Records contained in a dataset
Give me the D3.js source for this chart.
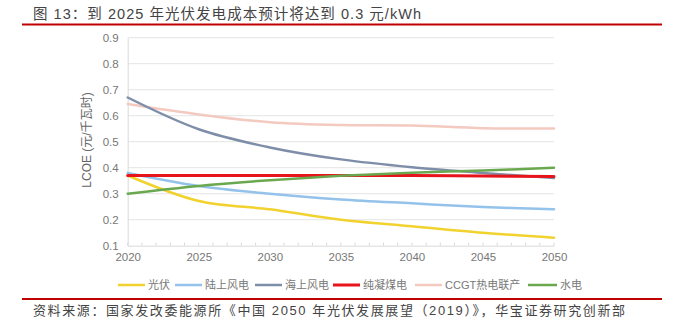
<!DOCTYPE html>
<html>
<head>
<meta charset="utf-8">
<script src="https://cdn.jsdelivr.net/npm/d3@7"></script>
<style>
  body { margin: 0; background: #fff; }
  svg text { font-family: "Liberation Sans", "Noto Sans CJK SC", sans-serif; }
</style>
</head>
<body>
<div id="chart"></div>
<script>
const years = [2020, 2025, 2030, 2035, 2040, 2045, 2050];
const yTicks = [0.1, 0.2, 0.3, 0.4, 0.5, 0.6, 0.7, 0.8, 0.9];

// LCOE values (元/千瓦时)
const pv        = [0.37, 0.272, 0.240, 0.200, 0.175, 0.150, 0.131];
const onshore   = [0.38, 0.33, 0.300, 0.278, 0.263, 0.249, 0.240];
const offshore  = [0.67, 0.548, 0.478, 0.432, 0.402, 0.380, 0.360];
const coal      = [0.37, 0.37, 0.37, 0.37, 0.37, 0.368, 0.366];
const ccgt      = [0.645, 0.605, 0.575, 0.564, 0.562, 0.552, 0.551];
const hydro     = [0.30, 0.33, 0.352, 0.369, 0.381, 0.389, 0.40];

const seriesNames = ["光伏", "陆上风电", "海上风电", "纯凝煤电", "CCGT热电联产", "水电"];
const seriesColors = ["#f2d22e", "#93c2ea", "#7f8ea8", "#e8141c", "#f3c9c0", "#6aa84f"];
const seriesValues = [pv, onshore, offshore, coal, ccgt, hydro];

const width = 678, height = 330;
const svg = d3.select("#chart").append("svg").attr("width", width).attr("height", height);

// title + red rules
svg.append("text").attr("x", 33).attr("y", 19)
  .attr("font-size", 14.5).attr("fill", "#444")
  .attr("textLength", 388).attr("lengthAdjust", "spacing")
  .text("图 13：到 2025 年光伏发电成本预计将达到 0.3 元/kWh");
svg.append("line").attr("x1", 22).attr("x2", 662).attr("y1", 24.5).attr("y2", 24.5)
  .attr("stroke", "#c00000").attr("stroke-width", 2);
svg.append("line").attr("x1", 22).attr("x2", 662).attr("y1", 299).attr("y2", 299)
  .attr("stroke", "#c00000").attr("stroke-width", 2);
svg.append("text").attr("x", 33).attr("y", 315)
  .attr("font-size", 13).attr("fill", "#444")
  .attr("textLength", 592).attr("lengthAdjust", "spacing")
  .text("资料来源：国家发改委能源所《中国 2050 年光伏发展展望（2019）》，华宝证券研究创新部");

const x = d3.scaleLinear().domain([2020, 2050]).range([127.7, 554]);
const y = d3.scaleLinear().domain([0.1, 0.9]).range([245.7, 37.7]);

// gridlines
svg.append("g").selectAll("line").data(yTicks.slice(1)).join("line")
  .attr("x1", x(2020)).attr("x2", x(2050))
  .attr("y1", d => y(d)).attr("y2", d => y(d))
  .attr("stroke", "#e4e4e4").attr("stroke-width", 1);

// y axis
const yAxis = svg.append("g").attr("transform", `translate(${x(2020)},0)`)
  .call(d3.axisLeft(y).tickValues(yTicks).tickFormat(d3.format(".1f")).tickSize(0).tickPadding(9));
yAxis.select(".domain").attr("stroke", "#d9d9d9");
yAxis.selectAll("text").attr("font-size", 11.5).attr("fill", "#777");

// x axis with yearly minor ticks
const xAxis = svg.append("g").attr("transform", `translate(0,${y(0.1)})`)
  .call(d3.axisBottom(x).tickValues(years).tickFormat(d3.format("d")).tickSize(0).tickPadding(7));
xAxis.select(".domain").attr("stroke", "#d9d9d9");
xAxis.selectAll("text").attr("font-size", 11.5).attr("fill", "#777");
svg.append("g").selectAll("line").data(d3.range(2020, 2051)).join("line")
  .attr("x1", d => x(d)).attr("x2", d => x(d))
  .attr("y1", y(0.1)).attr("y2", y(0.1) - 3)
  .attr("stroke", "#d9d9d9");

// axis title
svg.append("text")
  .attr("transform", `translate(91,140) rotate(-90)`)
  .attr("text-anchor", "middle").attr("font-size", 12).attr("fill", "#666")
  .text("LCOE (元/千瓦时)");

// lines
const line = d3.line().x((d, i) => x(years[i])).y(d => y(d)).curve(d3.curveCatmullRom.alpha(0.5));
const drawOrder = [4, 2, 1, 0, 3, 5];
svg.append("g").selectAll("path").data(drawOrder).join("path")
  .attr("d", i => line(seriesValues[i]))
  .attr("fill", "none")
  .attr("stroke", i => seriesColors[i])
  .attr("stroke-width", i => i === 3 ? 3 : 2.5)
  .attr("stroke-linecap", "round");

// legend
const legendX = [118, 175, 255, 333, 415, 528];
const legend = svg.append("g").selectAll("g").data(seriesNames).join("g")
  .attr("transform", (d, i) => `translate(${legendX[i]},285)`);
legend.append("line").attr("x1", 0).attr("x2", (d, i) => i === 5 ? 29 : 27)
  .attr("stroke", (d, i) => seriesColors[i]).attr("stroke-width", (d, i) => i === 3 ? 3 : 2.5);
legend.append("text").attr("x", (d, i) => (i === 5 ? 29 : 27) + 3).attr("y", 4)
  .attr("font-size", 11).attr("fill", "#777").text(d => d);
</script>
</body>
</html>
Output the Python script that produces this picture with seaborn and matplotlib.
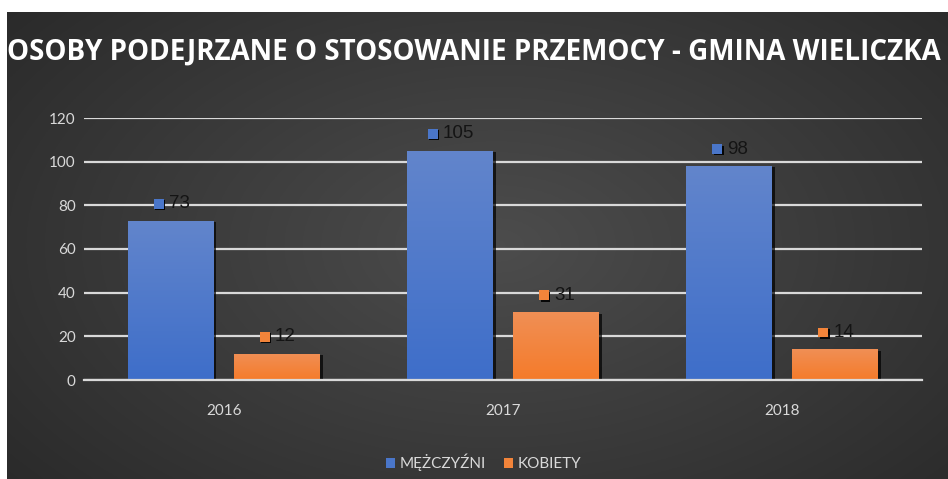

REQUIREMENTS -> In your copy, repeat each record exactly and include no pictures.

ANSWER TO THIS TASK ->
Give me the D3.js source for this chart.
<!DOCTYPE html>
<html>
<head>
<meta charset="utf-8">
<script src="https://cdn.jsdelivr.net/npm/d3@7"></script>
<style>
  body { margin: 0; background: #fff; }
  svg text { font-family: "Liberation Sans", "Noto Sans CJK SC", sans-serif; }
</style>
</head>
<body>
<div id="chart"></div>
<script>
const years = [2020, 2025, 2030, 2035, 2040, 2045, 2050];
const yTicks = [0.1, 0.2, 0.3, 0.4, 0.5, 0.6, 0.7, 0.8, 0.9];

// LCOE values (元/千瓦时)
const pv        = [0.37, 0.272, 0.240, 0.200, 0.175, 0.150, 0.131];
const onshore   = [0.38, 0.33, 0.300, 0.278, 0.263, 0.249, 0.240];
const offshore  = [0.67, 0.548, 0.478, 0.432, 0.402, 0.380, 0.360];
const coal      = [0.37, 0.37, 0.37, 0.37, 0.37, 0.368, 0.366];
const ccgt      = [0.645, 0.605, 0.575, 0.564, 0.562, 0.552, 0.551];
const hydro     = [0.30, 0.33, 0.352, 0.369, 0.381, 0.389, 0.40];

const seriesNames = ["光伏", "陆上风电", "海上风电", "纯凝煤电", "CCGT热电联产", "水电"];
const seriesColors = ["#f2d22e", "#93c2ea", "#7f8ea8", "#e8141c", "#f3c9c0", "#6aa84f"];
const seriesValues = [pv, onshore, offshore, coal, ccgt, hydro];

const width = 678, height = 330;
const svg = d3.select("#chart").append("svg").attr("width", width).attr("height", height);

// title + red rules
svg.append("text").attr("x", 33).attr("y", 19)
  .attr("font-size", 14.5).attr("fill", "#444")
  .attr("textLength", 388).attr("lengthAdjust", "spacing")
  .text("图 13：到 2025 年光伏发电成本预计将达到 0.3 元/kWh");
svg.append("line").attr("x1", 22).attr("x2", 662).attr("y1", 24.5).attr("y2", 24.5)
  .attr("stroke", "#c00000").attr("stroke-width", 2);
svg.append("line").attr("x1", 22).attr("x2", 662).attr("y1", 299).attr("y2", 299)
  .attr("stroke", "#c00000").attr("stroke-width", 2);
svg.append("text").attr("x", 33).attr("y", 315)
  .attr("font-size", 13).attr("fill", "#444")
  .attr("textLength", 592).attr("lengthAdjust", "spacing")
  .text("资料来源：国家发改委能源所《中国 2050 年光伏发展展望（2019）》，华宝证券研究创新部");

const x = d3.scaleLinear().domain([2020, 2050]).range([127.7, 554]);
const y = d3.scaleLinear().domain([0.1, 0.9]).range([245.7, 37.7]);

// gridlines
svg.append("g").selectAll("line").data(yTicks.slice(1)).join("line")
  .attr("x1", x(2020)).attr("x2", x(2050))
  .attr("y1", d => y(d)).attr("y2", d => y(d))
  .attr("stroke", "#e4e4e4").attr("stroke-width", 1);

// y axis
const yAxis = svg.append("g").attr("transform", `translate(${x(2020)},0)`)
  .call(d3.axisLeft(y).tickValues(yTicks).tickFormat(d3.format(".1f")).tickSize(0).tickPadding(9));
yAxis.select(".domain").attr("stroke", "#d9d9d9");
yAxis.selectAll("text").attr("font-size", 11.5).attr("fill", "#777");

// x axis with yearly minor ticks
const xAxis = svg.append("g").attr("transform", `translate(0,${y(0.1)})`)
  .call(d3.axisBottom(x).tickValues(years).tickFormat(d3.format("d")).tickSize(0).tickPadding(7));
xAxis.select(".domain").attr("stroke", "#d9d9d9");
xAxis.selectAll("text").attr("font-size", 11.5).attr("fill", "#777");
svg.append("g").selectAll("line").data(d3.range(2020, 2051)).join("line")
  .attr("x1", d => x(d)).attr("x2", d => x(d))
  .attr("y1", y(0.1)).attr("y2", y(0.1) - 3)
  .attr("stroke", "#d9d9d9");

// axis title
svg.append("text")
  .attr("transform", `translate(91,140) rotate(-90)`)
  .attr("text-anchor", "middle").attr("font-size", 12).attr("fill", "#666")
  .text("LCOE (元/千瓦时)");

// lines
const line = d3.line().x((d, i) => x(years[i])).y(d => y(d)).curve(d3.curveCatmullRom.alpha(0.5));
const drawOrder = [4, 2, 1, 0, 3, 5];
svg.append("g").selectAll("path").data(drawOrder).join("path")
  .attr("d", i => line(seriesValues[i]))
  .attr("fill", "none")
  .attr("stroke", i => seriesColors[i])
  .attr("stroke-width", i => i === 3 ? 3 : 2.5)
  .attr("stroke-linecap", "round");

// legend
const legendX = [118, 175, 255, 333, 415, 528];
const legend = svg.append("g").selectAll("g").data(seriesNames).join("g")
  .attr("transform", (d, i) => `translate(${legendX[i]},285)`);
legend.append("line").attr("x1", 0).attr("x2", (d, i) => i === 5 ? 29 : 27)
  .attr("stroke", (d, i) => seriesColors[i]).attr("stroke-width", (d, i) => i === 3 ? 3 : 2.5);
legend.append("text").attr("x", (d, i) => (i === 5 ? 29 : 27) + 3).attr("y", 4)
  .attr("font-size", 11).attr("fill", "#777").text(d => d);
</script>
</body>
</html>
Output the Python script that produces this picture with seaborn and matplotlib.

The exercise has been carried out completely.